• WRITTEN EXERCISE: Print the listing as it stands, omitting all images.

• DATA TO PROCESS:
------------------------------------------------------------------------

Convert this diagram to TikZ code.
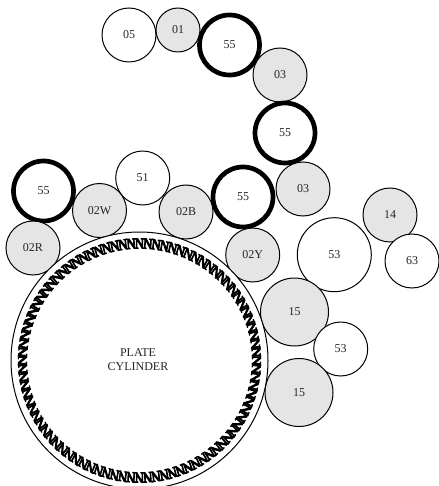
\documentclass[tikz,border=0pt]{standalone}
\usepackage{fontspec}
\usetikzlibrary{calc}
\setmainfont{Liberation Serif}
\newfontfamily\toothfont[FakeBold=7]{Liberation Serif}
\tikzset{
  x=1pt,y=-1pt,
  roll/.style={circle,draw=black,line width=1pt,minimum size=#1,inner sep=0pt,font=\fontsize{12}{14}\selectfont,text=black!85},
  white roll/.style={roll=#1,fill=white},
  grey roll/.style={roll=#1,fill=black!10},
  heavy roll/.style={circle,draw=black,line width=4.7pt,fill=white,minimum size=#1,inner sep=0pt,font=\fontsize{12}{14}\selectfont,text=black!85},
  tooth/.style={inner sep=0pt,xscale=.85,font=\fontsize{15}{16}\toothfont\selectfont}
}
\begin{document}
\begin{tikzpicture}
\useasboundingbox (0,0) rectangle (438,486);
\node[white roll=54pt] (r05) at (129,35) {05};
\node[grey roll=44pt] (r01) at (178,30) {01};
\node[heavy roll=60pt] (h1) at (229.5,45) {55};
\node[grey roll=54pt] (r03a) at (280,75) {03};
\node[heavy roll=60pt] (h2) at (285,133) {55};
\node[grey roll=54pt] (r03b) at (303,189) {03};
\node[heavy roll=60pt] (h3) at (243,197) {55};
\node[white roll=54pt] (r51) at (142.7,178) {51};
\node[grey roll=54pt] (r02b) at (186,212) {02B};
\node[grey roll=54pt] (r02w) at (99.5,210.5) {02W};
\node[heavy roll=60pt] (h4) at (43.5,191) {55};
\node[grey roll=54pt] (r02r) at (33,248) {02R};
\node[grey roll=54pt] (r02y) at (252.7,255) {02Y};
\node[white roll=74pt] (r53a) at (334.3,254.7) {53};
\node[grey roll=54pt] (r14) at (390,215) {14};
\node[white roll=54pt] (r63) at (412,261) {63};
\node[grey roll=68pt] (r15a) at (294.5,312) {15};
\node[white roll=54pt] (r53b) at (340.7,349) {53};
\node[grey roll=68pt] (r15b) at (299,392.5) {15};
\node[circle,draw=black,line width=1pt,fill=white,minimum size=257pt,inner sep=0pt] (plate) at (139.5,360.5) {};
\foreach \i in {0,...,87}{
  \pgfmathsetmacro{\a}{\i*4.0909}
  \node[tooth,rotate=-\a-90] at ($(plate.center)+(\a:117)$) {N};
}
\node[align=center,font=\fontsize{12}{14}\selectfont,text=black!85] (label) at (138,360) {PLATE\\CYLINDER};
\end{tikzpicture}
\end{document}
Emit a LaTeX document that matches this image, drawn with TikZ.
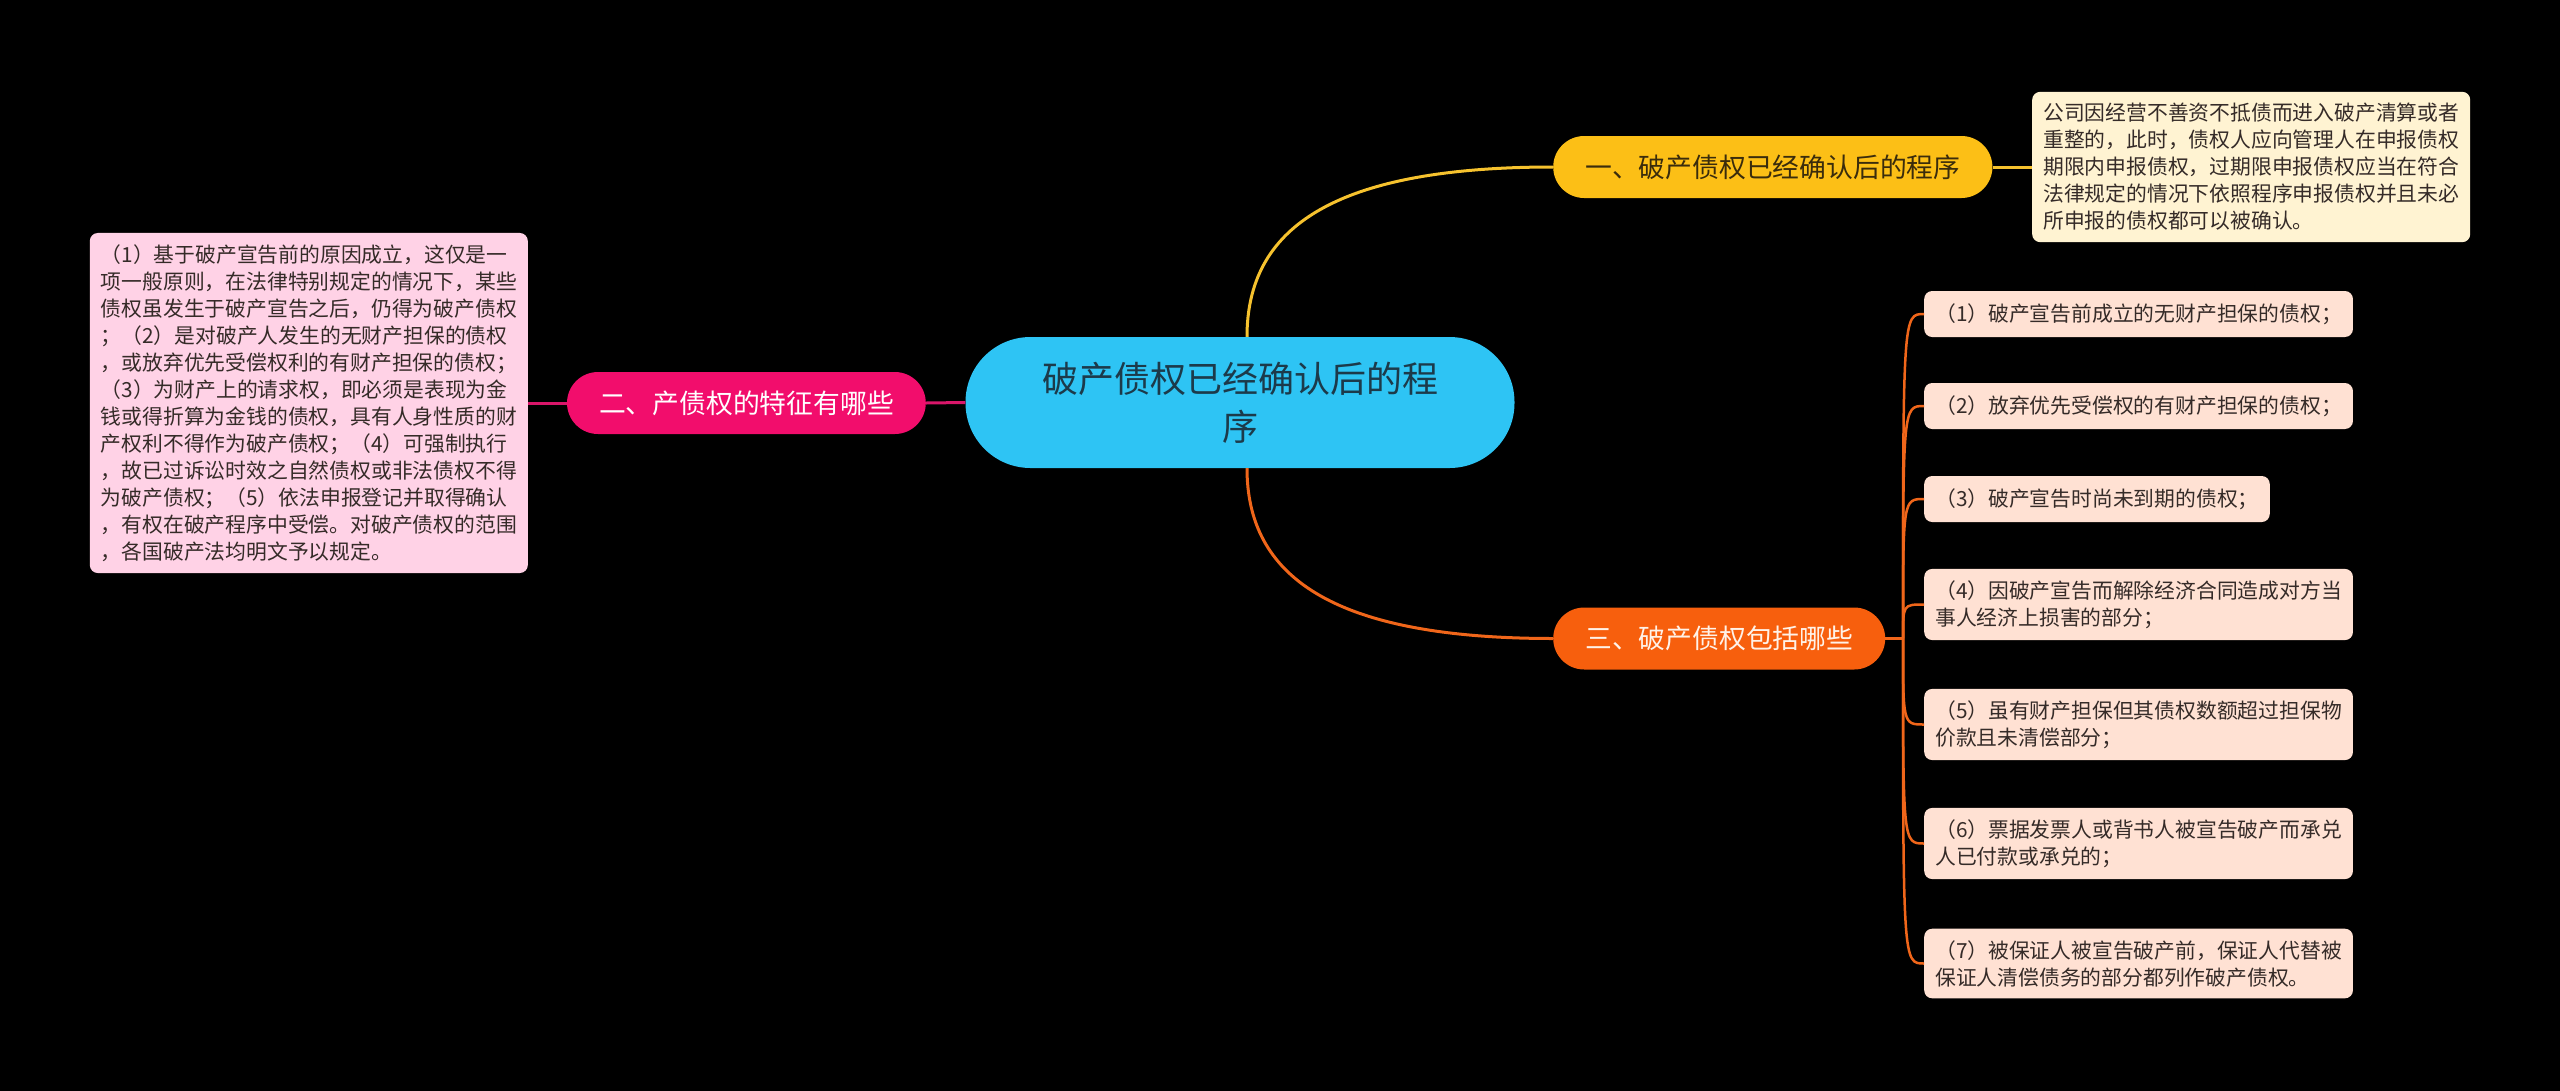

------------------------------------------------------------------------

• PROBLEM SOLUTION:
Convert this diagram to TikZ code.
\documentclass[tikz,border=0pt]{standalone}
\usepackage{fontspec}
\usetikzlibrary{calc}
\setmainfont{Liberation Serif}
\newfontfamily\toothfont[FakeBold=7]{Liberation Serif}
\tikzset{
  x=1pt,y=-1pt,
  roll/.style={circle,draw=black,line width=1pt,minimum size=#1,inner sep=0pt,font=\fontsize{12}{14}\selectfont,text=black!85},
  white roll/.style={roll=#1,fill=white},
  grey roll/.style={roll=#1,fill=black!10},
  heavy roll/.style={circle,draw=black,line width=4.7pt,fill=white,minimum size=#1,inner sep=0pt,font=\fontsize{12}{14}\selectfont,text=black!85},
  tooth/.style={inner sep=0pt,xscale=.85,font=\fontsize{15}{16}\toothfont\selectfont}
}
\begin{document}
\begin{tikzpicture}
\useasboundingbox (0,0) rectangle (438,486);
\node[white roll=54pt] (r05) at (129,35) {05};
\node[grey roll=44pt] (r01) at (178,30) {01};
\node[heavy roll=60pt] (h1) at (229.5,45) {55};
\node[grey roll=54pt] (r03a) at (280,75) {03};
\node[heavy roll=60pt] (h2) at (285,133) {55};
\node[grey roll=54pt] (r03b) at (303,189) {03};
\node[heavy roll=60pt] (h3) at (243,197) {55};
\node[white roll=54pt] (r51) at (142.7,178) {51};
\node[grey roll=54pt] (r02b) at (186,212) {02B};
\node[grey roll=54pt] (r02w) at (99.5,210.5) {02W};
\node[heavy roll=60pt] (h4) at (43.5,191) {55};
\node[grey roll=54pt] (r02r) at (33,248) {02R};
\node[grey roll=54pt] (r02y) at (252.7,255) {02Y};
\node[white roll=74pt] (r53a) at (334.3,254.7) {53};
\node[grey roll=54pt] (r14) at (390,215) {14};
\node[white roll=54pt] (r63) at (412,261) {63};
\node[grey roll=68pt] (r15a) at (294.5,312) {15};
\node[white roll=54pt] (r53b) at (340.7,349) {53};
\node[grey roll=68pt] (r15b) at (299,392.5) {15};
\node[circle,draw=black,line width=1pt,fill=white,minimum size=257pt,inner sep=0pt] (plate) at (139.5,360.5) {};
\foreach \i in {0,...,87}{
  \pgfmathsetmacro{\a}{\i*4.0909}
  \node[tooth,rotate=-\a-90] at ($(plate.center)+(\a:117)$) {N};
}
\node[align=center,font=\fontsize{12}{14}\selectfont,text=black!85] (label) at (138,360) {PLATE\\CYLINDER};
\end{tikzpicture}
\end{document}
Emit a LaTeX document that matches this image, drawn with TikZ.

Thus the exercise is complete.